Mi amigo Igor Corral, que se dedica a tocar el violín en Bruselas –además de otras actividades vinícolas que otro día contaré–, me trae fantásticos ejemplares de Geuze, cada vez que se escapa de la capital belga por la N-6 en dirección suroeste y va visitando las mejores brouwerij de cada pueblo: Boon (Lembeek), Hanssens (Tourneppe), Lindemans (Vlezenbeek), Timmermans (Itterbeek), De Troch (Wambeek), Oud Beersel (Beersel), Tilquin (Bierghes), Girardin (Chapelle-Saint-Ulirc), Drie Fonteinen (Beersel)… La mayoría de estas casas son las que fundaron HORAL, aunque también hay formidables brasseries como Belle-Vue, Omer Vander Ghinste, Van Honsebrouck o la reverenciada Cantillon que no pertenecen a la asociación, ni falta que les hace.

«De esta elaboración ancestral o te enamoras o la aborreces. No esperes una birra al uso. La lambic no es apta para principiantes», ha escrito al respecto la periodista especializada Raquel Pardo en Condé Nast Traveller. Se trata, efectivamente, de una cerveza anclada en el pasado, aunque su estilo resulta hoy rabiosamente moderno, con ese bajo nivel de gas y esos peculiares aromas fermentativos y de crianza en madera gastada.

Como no se seleccionan las levaduras, el sabor cambia mucho de una casa a otra, en función de las levaduras salvajes que predominen en sus bodegas. Y ahí radica parte de la magia, como si estuviéramos hablando de los micro-organismos que habitan las soleras de Jerez provocando el velo de flor. O sea, una rareza difícil de explicar y promocionar en el mercado de exportación, que hasta hace nada se mantenía reservada al consumo local.

Las lambic suelen tener entre un 30% y un 50% de trigo crudo, que se completa con cebada ligeramente malteada y lúpulo viejo. El mosto se cuece muy lentamente y luego se produce una larga fermentación y envejecimiento en grandes toneles usados, que puede durar varios años hasta alcanzar entre un 4% y un 6% de alcohol. Estos rituales parsimoniosos son los que explican su precio moderadamente alto.

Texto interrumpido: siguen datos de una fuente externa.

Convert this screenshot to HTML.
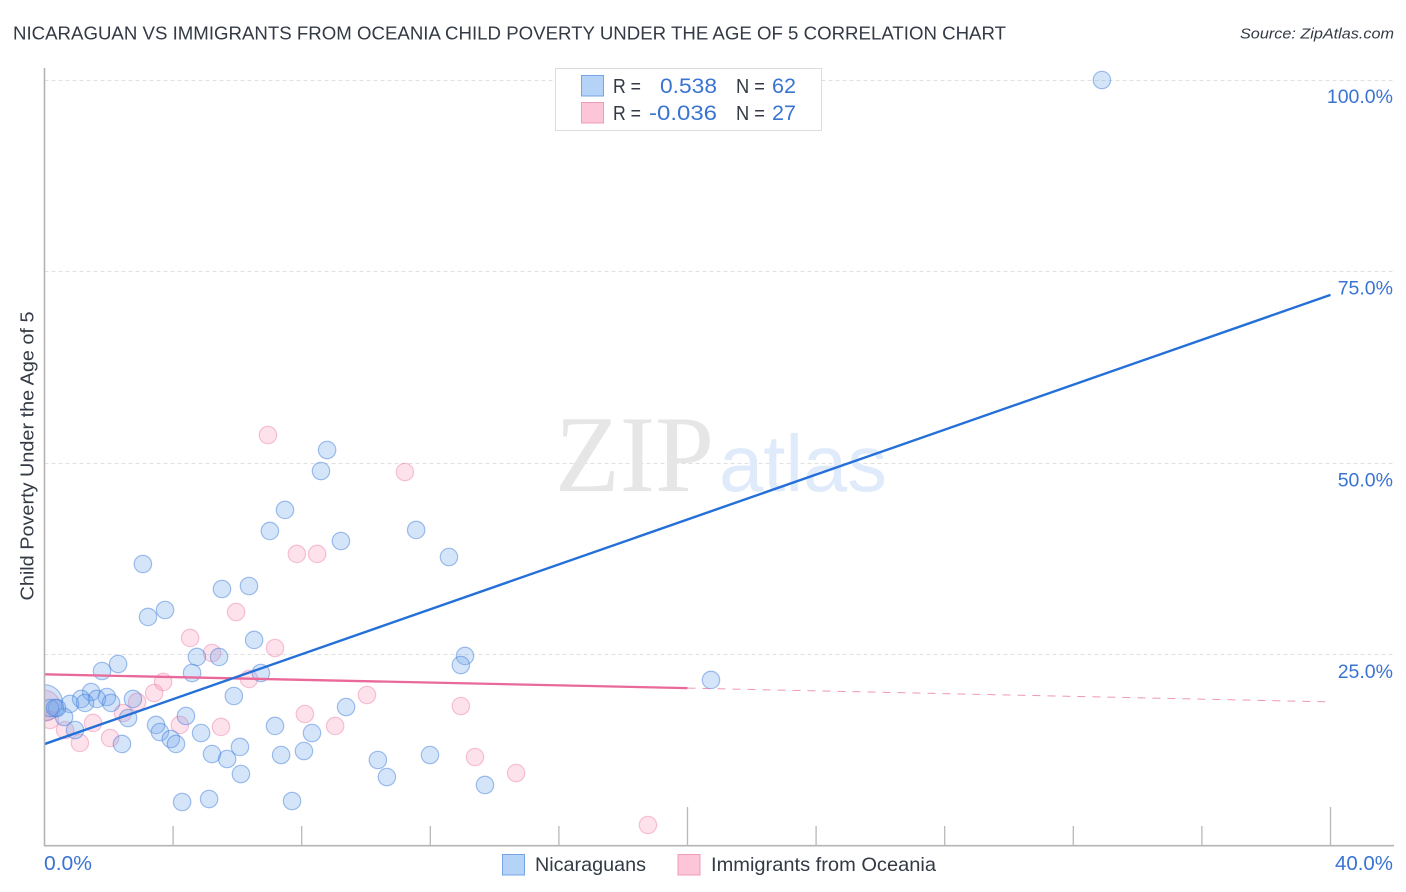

Pero, atención, no todas las lámbicas son iguales, dándose diversos estilos, de gusto más o menos impertinente para el paladar celtíbero acostumbrado a nuestras clásicas pilsen. Véanse la golosa Faro (con azúcar añadido que da lugar a una segunda fermentación en botella) o la acidulada Kriek (que agrega cerezas o frambuesas a la elaboración). Para no errar en el bautismo de fuego, escojan una Gueuze, que es el resultado de mezclar birras puras, jóvenes y maduras, e incluye además una segunda fermentación en botella, como si fuera –¿lo han adivinado?– un genuino Champagne.

En nuestro país, territorio abonado a la rubia fresquita y –más recientemente– a las IPA turbias de estilo estadounidense, una lambic no se encuentra precisamente en el bar de la esquina. Pero, si tienen vocación de beer-lover o simple curiosidad después de tanto rollo, no deben desanimarse. Acuden a hotspots infalibles como La Caníbal o La Tape en Madrid o Lambicus Bar en Barcelona.

Recuerden que, una vez que la hayan probado, no volverán a beber lo de antes. Y cuando sus amigos les acusen de esnobismo recalcitrante, confiesen haber caído irremediablemente y para siempre en el lado oscuro de la fuerza. Si estos persisten en su actitud, anímenles a apuntarse a un viaje a Bruselas que están ustedes organizando para bañarse en uno de los novísimos spas cerveceros y luego tomar la N-6 en pos de experiencias extraordinarias.